PROBLEM: Your task is to output the listing word for word, with pictures excluded.

DATA PROVIDED:
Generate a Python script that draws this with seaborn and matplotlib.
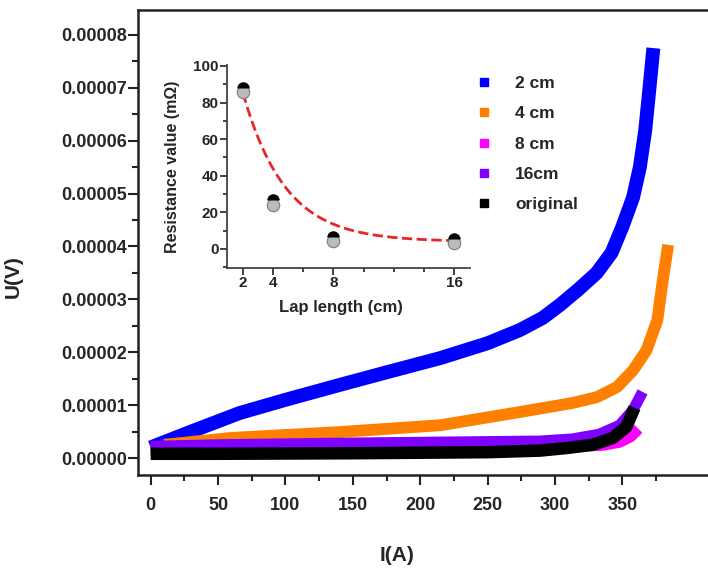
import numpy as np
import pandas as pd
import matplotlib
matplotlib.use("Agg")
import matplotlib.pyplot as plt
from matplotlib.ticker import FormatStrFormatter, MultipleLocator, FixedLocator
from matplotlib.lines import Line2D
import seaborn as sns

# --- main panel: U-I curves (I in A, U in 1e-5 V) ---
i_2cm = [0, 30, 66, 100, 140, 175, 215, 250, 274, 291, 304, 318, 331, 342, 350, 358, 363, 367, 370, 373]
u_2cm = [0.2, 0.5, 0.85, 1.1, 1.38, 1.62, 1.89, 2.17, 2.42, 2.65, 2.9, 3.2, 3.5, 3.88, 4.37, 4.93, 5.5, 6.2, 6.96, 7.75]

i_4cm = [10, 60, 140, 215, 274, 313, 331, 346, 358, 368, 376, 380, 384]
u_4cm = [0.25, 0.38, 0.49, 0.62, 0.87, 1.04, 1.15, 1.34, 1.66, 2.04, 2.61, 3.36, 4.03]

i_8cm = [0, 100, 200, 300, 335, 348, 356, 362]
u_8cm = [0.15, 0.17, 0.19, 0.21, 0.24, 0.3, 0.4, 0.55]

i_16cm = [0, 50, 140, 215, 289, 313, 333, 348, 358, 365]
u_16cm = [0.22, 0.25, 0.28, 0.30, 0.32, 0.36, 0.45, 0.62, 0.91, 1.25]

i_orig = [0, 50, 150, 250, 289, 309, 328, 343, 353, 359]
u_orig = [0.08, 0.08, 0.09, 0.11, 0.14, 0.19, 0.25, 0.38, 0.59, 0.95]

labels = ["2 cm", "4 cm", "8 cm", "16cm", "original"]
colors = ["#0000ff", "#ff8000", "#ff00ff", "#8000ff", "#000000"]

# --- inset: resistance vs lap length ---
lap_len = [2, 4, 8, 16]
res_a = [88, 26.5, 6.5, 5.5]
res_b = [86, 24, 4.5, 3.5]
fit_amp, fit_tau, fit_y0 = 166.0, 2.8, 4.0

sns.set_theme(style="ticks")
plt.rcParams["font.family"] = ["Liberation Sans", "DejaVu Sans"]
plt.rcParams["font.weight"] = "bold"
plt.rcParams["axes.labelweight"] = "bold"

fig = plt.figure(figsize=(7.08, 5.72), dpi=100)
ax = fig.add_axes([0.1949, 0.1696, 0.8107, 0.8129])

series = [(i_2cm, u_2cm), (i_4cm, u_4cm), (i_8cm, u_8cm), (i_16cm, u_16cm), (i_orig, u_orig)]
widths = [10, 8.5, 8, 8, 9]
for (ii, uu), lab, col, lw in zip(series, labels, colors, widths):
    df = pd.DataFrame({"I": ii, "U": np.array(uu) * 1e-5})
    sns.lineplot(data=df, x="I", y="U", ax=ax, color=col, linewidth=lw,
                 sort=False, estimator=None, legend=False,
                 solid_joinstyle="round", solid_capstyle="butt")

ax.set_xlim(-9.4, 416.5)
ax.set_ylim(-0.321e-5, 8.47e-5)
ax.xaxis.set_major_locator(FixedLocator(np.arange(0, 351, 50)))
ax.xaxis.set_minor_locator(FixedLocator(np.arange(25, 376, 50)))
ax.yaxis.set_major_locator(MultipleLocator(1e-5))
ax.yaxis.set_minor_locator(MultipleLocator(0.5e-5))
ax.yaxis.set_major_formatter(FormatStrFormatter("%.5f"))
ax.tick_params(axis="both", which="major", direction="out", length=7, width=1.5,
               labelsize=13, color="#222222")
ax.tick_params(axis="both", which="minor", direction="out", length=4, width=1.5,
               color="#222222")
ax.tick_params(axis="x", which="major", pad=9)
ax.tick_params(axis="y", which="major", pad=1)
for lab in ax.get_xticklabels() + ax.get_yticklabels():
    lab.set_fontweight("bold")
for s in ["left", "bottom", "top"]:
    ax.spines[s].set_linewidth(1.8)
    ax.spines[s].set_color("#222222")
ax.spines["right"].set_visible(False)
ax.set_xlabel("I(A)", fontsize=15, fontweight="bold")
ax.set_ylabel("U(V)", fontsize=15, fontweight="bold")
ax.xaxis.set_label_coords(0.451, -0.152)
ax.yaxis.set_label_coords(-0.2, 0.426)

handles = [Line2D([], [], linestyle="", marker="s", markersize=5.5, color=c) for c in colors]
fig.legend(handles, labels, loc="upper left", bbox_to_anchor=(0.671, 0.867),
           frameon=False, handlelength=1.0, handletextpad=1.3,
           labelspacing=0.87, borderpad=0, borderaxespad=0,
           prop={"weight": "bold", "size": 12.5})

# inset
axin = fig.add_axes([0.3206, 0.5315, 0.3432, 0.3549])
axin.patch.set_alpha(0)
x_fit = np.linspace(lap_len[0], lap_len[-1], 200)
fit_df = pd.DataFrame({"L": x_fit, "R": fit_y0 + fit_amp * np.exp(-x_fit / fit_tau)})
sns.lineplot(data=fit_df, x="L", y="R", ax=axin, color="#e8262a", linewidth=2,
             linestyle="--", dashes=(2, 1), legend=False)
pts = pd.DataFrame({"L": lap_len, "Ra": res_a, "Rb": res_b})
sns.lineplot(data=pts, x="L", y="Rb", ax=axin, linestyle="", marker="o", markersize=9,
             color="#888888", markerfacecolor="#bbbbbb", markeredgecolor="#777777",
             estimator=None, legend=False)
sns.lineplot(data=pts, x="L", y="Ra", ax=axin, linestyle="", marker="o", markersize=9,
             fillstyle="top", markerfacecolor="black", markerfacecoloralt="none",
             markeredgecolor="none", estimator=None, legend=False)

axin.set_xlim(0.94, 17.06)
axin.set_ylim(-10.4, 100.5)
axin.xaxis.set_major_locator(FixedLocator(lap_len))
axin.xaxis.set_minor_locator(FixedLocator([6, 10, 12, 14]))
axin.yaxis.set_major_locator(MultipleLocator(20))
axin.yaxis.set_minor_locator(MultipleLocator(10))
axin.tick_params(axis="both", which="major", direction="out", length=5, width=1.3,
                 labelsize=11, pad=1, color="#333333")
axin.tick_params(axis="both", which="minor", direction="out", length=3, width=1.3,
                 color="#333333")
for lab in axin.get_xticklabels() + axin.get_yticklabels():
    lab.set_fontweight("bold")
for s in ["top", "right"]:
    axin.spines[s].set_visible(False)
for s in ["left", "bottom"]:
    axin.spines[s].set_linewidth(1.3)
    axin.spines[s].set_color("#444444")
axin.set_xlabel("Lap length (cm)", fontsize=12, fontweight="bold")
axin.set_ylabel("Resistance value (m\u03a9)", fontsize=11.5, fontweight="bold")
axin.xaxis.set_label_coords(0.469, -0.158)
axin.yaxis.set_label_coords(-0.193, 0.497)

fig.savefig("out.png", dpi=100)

EXERCISE OUTPUT:
Generate a Python script that draws this with seaborn and matplotlib.
import numpy as np
import pandas as pd
import matplotlib
matplotlib.use("Agg")
import matplotlib.pyplot as plt
from matplotlib.ticker import FormatStrFormatter, MultipleLocator, FixedLocator
from matplotlib.lines import Line2D
import seaborn as sns

# --- main panel: U-I curves (I in A, U in 1e-5 V) ---
i_2cm = [0, 30, 66, 100, 140, 175, 215, 250, 274, 291, 304, 318, 331, 342, 350, 358, 363, 367, 370, 373]
u_2cm = [0.2, 0.5, 0.85, 1.1, 1.38, 1.62, 1.89, 2.17, 2.42, 2.65, 2.9, 3.2, 3.5, 3.88, 4.37, 4.93, 5.5, 6.2, 6.96, 7.75]

i_4cm = [10, 60, 140, 215, 274, 313, 331, 346, 358, 368, 376, 380, 384]
u_4cm = [0.25, 0.38, 0.49, 0.62, 0.87, 1.04, 1.15, 1.34, 1.66, 2.04, 2.61, 3.36, 4.03]

i_8cm = [0, 100, 200, 300, 335, 348, 356, 362]
u_8cm = [0.15, 0.17, 0.19, 0.21, 0.24, 0.3, 0.4, 0.55]

i_16cm = [0, 50, 140, 215, 289, 313, 333, 348, 358, 365]
u_16cm = [0.22, 0.25, 0.28, 0.30, 0.32, 0.36, 0.45, 0.62, 0.91, 1.25]

i_orig = [0, 50, 150, 250, 289, 309, 328, 343, 353, 359]
u_orig = [0.08, 0.08, 0.09, 0.11, 0.14, 0.19, 0.25, 0.38, 0.59, 0.95]

labels = ["2 cm", "4 cm", "8 cm", "16cm", "original"]
colors = ["#0000ff", "#ff8000", "#ff00ff", "#8000ff", "#000000"]

# --- inset: resistance vs lap length ---
lap_len = [2, 4, 8, 16]
res_a = [88, 26.5, 6.5, 5.5]
res_b = [86, 24, 4.5, 3.5]
fit_amp, fit_tau, fit_y0 = 166.0, 2.8, 4.0

sns.set_theme(style="ticks")
plt.rcParams["font.family"] = ["Liberation Sans", "DejaVu Sans"]
plt.rcParams["font.weight"] = "bold"
plt.rcParams["axes.labelweight"] = "bold"

fig = plt.figure(figsize=(7.08, 5.72), dpi=100)
ax = fig.add_axes([0.1949, 0.1696, 0.8107, 0.8129])

series = [(i_2cm, u_2cm), (i_4cm, u_4cm), (i_8cm, u_8cm), (i_16cm, u_16cm), (i_orig, u_orig)]
widths = [10, 8.5, 8, 8, 9]
for (ii, uu), lab, col, lw in zip(series, labels, colors, widths):
    df = pd.DataFrame({"I": ii, "U": np.array(uu) * 1e-5})
    sns.lineplot(data=df, x="I", y="U", ax=ax, color=col, linewidth=lw,
                 sort=False, estimator=None, legend=False,
                 solid_joinstyle="round", solid_capstyle="butt")

ax.set_xlim(-9.4, 416.5)
ax.set_ylim(-0.321e-5, 8.47e-5)
ax.xaxis.set_major_locator(FixedLocator(np.arange(0, 351, 50)))
ax.xaxis.set_minor_locator(FixedLocator(np.arange(25, 376, 50)))
ax.yaxis.set_major_locator(MultipleLocator(1e-5))
ax.yaxis.set_minor_locator(MultipleLocator(0.5e-5))
ax.yaxis.set_major_formatter(FormatStrFormatter("%.5f"))
ax.tick_params(axis="both", which="major", direction="out", length=7, width=1.5,
               labelsize=13, color="#222222")
ax.tick_params(axis="both", which="minor", direction="out", length=4, width=1.5,
               color="#222222")
ax.tick_params(axis="x", which="major", pad=9)
ax.tick_params(axis="y", which="major", pad=1)
for lab in ax.get_xticklabels() + ax.get_yticklabels():
    lab.set_fontweight("bold")
for s in ["left", "bottom", "top"]:
    ax.spines[s].set_linewidth(1.8)
    ax.spines[s].set_color("#222222")
ax.spines["right"].set_visible(False)
ax.set_xlabel("I(A)", fontsize=15, fontweight="bold")
ax.set_ylabel("U(V)", fontsize=15, fontweight="bold")
ax.xaxis.set_label_coords(0.451, -0.152)
ax.yaxis.set_label_coords(-0.2, 0.426)

handles = [Line2D([], [], linestyle="", marker="s", markersize=5.5, color=c) for c in colors]
fig.legend(handles, labels, loc="upper left", bbox_to_anchor=(0.671, 0.867),
           frameon=False, handlelength=1.0, handletextpad=1.3,
           labelspacing=0.87, borderpad=0, borderaxespad=0,
           prop={"weight": "bold", "size": 12.5})

# inset
axin = fig.add_axes([0.3206, 0.5315, 0.3432, 0.3549])
axin.patch.set_alpha(0)
x_fit = np.linspace(lap_len[0], lap_len[-1], 200)
fit_df = pd.DataFrame({"L": x_fit, "R": fit_y0 + fit_amp * np.exp(-x_fit / fit_tau)})
sns.lineplot(data=fit_df, x="L", y="R", ax=axin, color="#e8262a", linewidth=2,
             linestyle="--", dashes=(2, 1), legend=False)
pts = pd.DataFrame({"L": lap_len, "Ra": res_a, "Rb": res_b})
sns.lineplot(data=pts, x="L", y="Rb", ax=axin, linestyle="", marker="o", markersize=9,
             color="#888888", markerfacecolor="#bbbbbb", markeredgecolor="#777777",
             estimator=None, legend=False)
sns.lineplot(data=pts, x="L", y="Ra", ax=axin, linestyle="", marker="o", markersize=9,
             fillstyle="top", markerfacecolor="black", markerfacecoloralt="none",
             markeredgecolor="none", estimator=None, legend=False)

axin.set_xlim(0.94, 17.06)
axin.set_ylim(-10.4, 100.5)
axin.xaxis.set_major_locator(FixedLocator(lap_len))
axin.xaxis.set_minor_locator(FixedLocator([6, 10, 12, 14]))
axin.yaxis.set_major_locator(MultipleLocator(20))
axin.yaxis.set_minor_locator(MultipleLocator(10))
axin.tick_params(axis="both", which="major", direction="out", length=5, width=1.3,
                 labelsize=11, pad=1, color="#333333")
axin.tick_params(axis="both", which="minor", direction="out", length=3, width=1.3,
                 color="#333333")
for lab in axin.get_xticklabels() + axin.get_yticklabels():
    lab.set_fontweight("bold")
for s in ["top", "right"]:
    axin.spines[s].set_visible(False)
for s in ["left", "bottom"]:
    axin.spines[s].set_linewidth(1.3)
    axin.spines[s].set_color("#444444")
axin.set_xlabel("Lap length (cm)", fontsize=12, fontweight="bold")
axin.set_ylabel("Resistance value (m\u03a9)", fontsize=11.5, fontweight="bold")
axin.xaxis.set_label_coords(0.469, -0.158)
axin.yaxis.set_label_coords(-0.193, 0.497)

fig.savefig("out.png", dpi=100)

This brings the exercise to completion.